While speaking about actress Ashley Judd’s speech at the march, she lamented that this “once beautiful, lady-like, absolutely stunningly gorgeous actress” has fallen so low. “This is where we have fallen.”
She later mocked women who claimed they were “worried about rights” and chided them for taking “their children to a vulgar display like that with the signs, the hats that they wore.” Naturally, Rios didn’t mention that many of the signs were mocking Donald Trump’s own words that he could grab women “by the pussy” because he’s a celebrity and that Hillary Clinton is a "nasty woman."

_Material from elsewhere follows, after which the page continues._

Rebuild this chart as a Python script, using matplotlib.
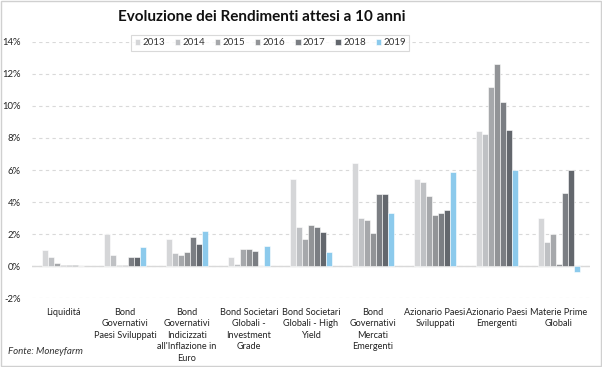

Rios added that feminists think “it’s their right not to clean” and that they “live in filth”:
You know, there is a picture, I actually tweeted it but I don’t think it’s on our Facebook page. We should put it on there. It's the aftermath of the women’s march. They just left their trash everywhere. It’s just amazing. It’s just totally trashed. And I think to myself: They are worried about rights. What rights are they worried about? What can they not do?
I guess it’s their right not to clean. I find that many feminists are too good to clean their houses and maybe that’s the way they live. They live in filth. I just don’t understand this. And why people would take their children to a vulgar display like that with the signs, the hats that they wore.